I’m not a jock —if by that we mean a muscled guy who watches every Superbowl and never misses a World Series game. People like that can throw a forward pass, sink a set shot from center court, hit a golf ball straight and remember the statistics on Tom Brady and Enos Slaughter. In grammar school, when we chose sides for basketball or touch football, I was the last guy chosen. In high school at St. Joseph’s Prep in Philadelphia, I was cut from the swimming team. I was slow. In the 1962 basketball game between the students and faculty at McQuaid High School in Rochester, where I was teaching, one of my Jesuit teammates advised me, when they finally put me into the game, that if I ever got the ball, I should get rid of it quickly. Somehow the ball bounced into my hands, and I threw it right away to the first adult I saw on the court. It was the ref.
My father, a World War I hero and journalist, was determined that my brother Dave and I would be able to “take care of ourselves.” So beginning when we were 3, he put us on horseback, taught us to swim in the ocean and to paddle a canoe. He knelt down to be our size and had us put on the boxing gloves and fight him. Life Lesson No. 1: Don’t let anyone push you around. Our parents sent us to a summer camp with 35 horses, tennis and fencing lessons, boxing, campfires and a Saturday morning ritual where the whole camp soaped up and bathed in the lake.
At St. Joe’s I went out for crew. Every day the eight of us would run the mile or so from the Prep down to the Schuylkill River, row up and down under the great bridges, then run a few extra miles before jogging home. At 17 I was in the best shape of my life. That summer I went to Alaska to work on the railroad but was fired after two weeks for being too young.
That year I began to understand what it means to be at home in one’s body. By competitive standards, unlike Dave, I was not an athlete; but I swam better than most people I knew, and when I got out of the army and joined the Jesuits, I began to take running seriously. It was a double grace: running alone helped me pray; running with a companion formed friendships that endure today.
At McQuaid I hung around track practice and, at 30, trained enough to run a mile in seven minutes. But my breakthrough came when college students, whom I had challenged to read more books, challenged me to push myself physically. When I was dean at Rockhurst College in Kansas City, a student signed me up for a half-marathon.
At Holy Cross, where I was also dean, a student in the residence where I was prefect tackled me in the hall, pinned me down and ordered me to run in the New York Marathon with him. So we did it. I had heard there were two kinds of people in the world: those who had run a marathon and those who had not. I ran four more in Boston and Jersey City.
One night 12 years ago I woke up with a sharp pain in my arm and chest. Two discs were impinging on my spinal cord. Within days I was on the operating table. I miss running terribly. I take hourlong walks every morning from America House to Times Square or Central Park; and when young men and women go running by, I ache.
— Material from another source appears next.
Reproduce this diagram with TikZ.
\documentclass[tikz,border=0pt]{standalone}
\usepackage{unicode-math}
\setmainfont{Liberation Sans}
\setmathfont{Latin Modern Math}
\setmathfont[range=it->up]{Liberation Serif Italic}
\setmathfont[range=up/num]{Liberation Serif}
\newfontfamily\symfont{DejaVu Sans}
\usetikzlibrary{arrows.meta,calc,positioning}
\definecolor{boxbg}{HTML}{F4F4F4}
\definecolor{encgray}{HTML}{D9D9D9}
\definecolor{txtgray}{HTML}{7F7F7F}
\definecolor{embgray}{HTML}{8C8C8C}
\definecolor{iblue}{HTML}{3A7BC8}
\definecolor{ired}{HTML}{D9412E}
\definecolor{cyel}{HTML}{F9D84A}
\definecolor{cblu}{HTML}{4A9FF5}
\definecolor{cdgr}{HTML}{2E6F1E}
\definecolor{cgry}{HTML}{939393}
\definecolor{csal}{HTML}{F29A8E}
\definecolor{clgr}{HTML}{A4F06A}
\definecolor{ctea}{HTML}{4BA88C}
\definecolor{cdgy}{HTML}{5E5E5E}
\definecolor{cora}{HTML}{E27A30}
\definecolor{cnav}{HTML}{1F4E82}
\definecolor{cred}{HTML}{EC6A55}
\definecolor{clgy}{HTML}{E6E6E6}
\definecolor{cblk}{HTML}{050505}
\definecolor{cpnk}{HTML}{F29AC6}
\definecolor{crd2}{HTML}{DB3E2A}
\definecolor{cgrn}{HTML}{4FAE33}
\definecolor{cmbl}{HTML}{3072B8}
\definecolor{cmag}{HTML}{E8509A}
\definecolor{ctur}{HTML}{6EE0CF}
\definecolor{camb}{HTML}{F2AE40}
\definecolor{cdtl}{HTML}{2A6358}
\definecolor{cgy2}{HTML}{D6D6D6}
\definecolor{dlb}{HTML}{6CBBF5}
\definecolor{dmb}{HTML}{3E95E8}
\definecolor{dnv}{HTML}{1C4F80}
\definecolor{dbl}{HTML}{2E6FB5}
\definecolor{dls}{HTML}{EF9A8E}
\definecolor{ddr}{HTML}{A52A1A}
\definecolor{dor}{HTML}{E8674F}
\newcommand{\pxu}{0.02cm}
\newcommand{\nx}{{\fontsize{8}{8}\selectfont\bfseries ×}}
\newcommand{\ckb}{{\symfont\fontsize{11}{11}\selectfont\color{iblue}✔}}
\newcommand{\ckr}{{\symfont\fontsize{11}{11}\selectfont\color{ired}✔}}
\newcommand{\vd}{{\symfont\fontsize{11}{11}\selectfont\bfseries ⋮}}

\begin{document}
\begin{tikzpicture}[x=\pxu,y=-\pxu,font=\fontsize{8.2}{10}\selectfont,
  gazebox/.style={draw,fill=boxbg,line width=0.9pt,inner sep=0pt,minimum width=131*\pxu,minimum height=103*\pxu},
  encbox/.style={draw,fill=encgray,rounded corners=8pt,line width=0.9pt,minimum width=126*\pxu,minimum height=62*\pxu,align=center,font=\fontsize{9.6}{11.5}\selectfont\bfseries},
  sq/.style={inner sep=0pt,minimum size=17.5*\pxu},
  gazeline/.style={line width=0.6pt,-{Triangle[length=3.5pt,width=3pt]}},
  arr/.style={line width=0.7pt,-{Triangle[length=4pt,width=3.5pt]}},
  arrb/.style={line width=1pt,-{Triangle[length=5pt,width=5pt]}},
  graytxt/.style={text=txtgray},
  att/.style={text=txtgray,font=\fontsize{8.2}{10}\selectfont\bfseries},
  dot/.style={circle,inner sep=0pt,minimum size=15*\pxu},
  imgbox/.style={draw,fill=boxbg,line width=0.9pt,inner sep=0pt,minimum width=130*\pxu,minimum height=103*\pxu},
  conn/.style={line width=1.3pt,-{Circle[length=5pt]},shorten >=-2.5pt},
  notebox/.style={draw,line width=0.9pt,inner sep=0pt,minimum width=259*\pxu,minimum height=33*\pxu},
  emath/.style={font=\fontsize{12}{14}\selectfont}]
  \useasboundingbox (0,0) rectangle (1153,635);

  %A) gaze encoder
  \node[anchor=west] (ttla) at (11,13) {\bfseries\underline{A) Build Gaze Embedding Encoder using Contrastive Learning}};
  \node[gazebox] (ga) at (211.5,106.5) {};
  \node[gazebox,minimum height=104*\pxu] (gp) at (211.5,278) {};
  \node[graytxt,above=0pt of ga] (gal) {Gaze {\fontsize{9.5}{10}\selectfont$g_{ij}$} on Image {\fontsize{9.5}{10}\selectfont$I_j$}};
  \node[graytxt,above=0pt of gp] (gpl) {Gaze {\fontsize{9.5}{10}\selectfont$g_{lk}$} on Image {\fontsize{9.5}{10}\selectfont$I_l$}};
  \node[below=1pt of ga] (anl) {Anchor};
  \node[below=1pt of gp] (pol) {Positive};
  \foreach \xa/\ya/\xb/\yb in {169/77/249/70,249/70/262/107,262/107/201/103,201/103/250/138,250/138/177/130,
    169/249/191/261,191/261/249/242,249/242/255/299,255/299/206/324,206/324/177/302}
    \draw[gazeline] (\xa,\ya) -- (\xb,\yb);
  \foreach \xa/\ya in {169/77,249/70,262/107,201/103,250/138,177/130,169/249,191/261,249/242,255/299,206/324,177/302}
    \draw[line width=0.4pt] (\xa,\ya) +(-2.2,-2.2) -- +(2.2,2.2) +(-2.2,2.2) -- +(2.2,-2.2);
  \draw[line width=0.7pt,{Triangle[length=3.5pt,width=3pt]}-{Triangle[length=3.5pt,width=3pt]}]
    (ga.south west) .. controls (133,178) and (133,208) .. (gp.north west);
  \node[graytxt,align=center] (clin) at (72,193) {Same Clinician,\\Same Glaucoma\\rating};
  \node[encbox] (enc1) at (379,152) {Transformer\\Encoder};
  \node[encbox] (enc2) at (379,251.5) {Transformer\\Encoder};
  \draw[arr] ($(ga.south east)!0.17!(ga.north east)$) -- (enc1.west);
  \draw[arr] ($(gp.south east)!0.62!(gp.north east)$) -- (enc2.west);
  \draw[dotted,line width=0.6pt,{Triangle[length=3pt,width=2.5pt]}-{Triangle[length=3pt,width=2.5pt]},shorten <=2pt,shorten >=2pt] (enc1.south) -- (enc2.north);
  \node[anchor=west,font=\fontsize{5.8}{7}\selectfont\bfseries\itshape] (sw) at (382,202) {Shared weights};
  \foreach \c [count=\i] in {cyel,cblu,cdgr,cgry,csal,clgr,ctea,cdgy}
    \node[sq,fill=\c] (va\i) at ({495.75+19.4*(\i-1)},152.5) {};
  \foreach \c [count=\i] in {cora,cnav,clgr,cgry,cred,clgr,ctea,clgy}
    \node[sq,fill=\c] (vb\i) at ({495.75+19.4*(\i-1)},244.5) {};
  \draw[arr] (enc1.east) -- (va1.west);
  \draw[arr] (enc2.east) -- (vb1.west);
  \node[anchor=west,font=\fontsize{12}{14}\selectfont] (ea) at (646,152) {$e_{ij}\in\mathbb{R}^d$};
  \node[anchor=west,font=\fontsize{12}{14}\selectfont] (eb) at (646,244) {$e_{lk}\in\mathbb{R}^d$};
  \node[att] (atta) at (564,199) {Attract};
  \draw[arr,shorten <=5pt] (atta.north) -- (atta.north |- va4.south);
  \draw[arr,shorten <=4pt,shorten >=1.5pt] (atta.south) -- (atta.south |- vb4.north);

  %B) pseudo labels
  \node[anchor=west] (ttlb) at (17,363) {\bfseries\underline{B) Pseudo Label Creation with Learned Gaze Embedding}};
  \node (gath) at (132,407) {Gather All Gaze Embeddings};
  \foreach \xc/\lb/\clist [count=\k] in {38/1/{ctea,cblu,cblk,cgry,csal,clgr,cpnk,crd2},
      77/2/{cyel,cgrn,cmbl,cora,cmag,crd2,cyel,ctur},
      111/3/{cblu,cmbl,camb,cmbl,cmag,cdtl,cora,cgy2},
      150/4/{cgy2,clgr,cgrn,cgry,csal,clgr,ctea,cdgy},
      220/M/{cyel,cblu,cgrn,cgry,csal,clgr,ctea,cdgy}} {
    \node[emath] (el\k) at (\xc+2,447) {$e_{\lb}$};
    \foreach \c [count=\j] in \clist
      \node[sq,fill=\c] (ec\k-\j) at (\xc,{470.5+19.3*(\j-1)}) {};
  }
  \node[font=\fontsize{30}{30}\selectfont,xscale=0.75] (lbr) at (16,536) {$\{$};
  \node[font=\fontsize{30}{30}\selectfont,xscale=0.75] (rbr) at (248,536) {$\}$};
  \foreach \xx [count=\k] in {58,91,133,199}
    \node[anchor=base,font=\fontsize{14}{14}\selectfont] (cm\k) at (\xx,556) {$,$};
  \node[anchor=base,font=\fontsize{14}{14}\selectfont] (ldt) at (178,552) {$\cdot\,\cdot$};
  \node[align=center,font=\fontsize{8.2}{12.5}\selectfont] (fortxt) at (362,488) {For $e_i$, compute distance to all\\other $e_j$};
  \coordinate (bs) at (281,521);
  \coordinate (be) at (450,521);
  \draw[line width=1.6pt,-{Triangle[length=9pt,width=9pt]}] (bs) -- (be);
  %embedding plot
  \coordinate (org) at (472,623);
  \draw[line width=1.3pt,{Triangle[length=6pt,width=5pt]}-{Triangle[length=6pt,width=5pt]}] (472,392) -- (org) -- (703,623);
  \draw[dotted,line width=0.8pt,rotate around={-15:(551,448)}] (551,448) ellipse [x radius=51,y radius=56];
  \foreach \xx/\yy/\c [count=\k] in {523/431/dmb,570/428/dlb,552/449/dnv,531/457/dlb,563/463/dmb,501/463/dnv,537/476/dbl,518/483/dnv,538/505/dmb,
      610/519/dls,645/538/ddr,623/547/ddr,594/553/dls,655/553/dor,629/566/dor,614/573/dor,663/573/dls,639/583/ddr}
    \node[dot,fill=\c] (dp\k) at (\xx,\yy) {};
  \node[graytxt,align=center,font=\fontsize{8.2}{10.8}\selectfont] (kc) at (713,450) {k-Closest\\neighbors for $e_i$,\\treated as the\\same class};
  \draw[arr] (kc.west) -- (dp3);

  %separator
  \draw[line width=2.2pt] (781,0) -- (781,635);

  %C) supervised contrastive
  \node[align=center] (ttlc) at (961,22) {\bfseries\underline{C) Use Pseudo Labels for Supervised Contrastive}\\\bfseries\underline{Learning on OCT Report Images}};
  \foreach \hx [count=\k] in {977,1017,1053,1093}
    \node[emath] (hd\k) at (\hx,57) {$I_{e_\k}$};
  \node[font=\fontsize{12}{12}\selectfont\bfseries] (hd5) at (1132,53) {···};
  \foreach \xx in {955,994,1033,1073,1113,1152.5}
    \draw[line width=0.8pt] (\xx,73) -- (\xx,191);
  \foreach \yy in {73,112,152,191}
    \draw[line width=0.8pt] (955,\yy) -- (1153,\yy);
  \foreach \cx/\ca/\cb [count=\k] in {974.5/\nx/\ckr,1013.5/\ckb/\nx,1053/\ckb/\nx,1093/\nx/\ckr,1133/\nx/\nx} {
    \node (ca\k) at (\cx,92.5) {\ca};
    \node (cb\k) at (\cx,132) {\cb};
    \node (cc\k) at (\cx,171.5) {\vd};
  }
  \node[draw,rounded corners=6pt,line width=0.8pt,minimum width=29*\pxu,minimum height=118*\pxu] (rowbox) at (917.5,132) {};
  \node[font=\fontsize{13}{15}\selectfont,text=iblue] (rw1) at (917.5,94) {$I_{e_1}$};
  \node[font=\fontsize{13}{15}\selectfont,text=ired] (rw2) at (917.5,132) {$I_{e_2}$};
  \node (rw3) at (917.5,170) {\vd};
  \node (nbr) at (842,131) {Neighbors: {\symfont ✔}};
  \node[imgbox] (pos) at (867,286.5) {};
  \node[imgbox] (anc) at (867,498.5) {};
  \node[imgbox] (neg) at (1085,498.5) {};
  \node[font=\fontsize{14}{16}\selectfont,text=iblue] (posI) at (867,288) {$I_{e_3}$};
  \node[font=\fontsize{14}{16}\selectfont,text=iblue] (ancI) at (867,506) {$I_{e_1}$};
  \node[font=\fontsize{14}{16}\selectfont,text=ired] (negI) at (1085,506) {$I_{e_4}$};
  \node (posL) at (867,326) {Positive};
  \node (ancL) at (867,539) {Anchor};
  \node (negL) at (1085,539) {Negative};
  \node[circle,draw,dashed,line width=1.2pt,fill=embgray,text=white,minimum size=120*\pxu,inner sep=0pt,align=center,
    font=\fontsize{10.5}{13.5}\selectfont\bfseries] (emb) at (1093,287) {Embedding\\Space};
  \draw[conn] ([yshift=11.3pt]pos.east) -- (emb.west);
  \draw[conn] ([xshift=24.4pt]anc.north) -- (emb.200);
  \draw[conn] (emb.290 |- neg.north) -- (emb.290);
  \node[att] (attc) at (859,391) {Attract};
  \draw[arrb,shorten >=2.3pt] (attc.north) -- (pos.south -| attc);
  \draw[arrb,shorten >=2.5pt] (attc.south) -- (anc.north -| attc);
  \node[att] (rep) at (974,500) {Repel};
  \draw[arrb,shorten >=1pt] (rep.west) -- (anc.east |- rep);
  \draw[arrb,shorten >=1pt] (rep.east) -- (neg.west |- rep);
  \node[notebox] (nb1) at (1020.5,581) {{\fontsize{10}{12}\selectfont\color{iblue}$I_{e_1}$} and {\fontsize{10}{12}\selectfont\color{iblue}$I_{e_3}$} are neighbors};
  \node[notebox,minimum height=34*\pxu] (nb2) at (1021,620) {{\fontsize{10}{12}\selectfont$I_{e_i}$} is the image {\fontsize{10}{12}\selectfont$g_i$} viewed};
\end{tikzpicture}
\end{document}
I swim a few minutes almost daily and take long bike rides along the Hudson River on warm weekends.
If I had my wish, every student in a Jesuit school would have to learn to swim 100 yards and be able to run a mile in 10 minutes. That way fewer young people would drown or suffer the damage that comes with being overweight. And all would know the joy of diving into an ocean wave or a long run along the beach.